RUDN Journal of Philosophy 23(4) pp 420-429

The purpose of this article is to introduce the reader to some intellectual origins of Simone Weil’s philosophy through a summary of and comment on her Lectures on Philosophy (1978) given when she was a teacher at a girls’ school at Roanne in the Loire region of central France. The article provides a comment on Simone Weil’s Lectures on Philosophy. There is a brief Introduction followed by a summary of Weil’s life which indicates her various interest as a religious thinker, mystic, anarchist, and political activist and some of the important academic commentaries on these aspects of her life and work. The source of the Lectures on Philosophy edited by her pupil Anne Reynaud-Guérithault is then discussed followed by a detailed summary of and comment on the Lectures themselves.

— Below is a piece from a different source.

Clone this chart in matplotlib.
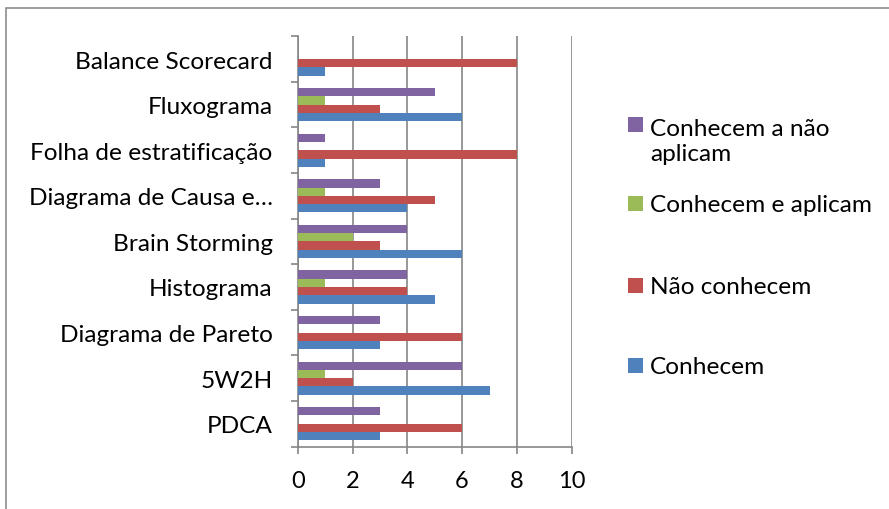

They are grouped under five headings which are considered in turn. These are: The materialist point of view; after the discovery of mind; politics and social theory; ethics and aesthetics; miscellaneous topics and essay plans. There is a further discussion of Simone Weil’s later philosophical thought which shows that what she published reveals classical learning and intellectual quality, but also the several antimonies with which she struggled in her thinking, the two major influences on her thought being Ancient Greece and Christianity. There is a short Conclusion and Bibliography.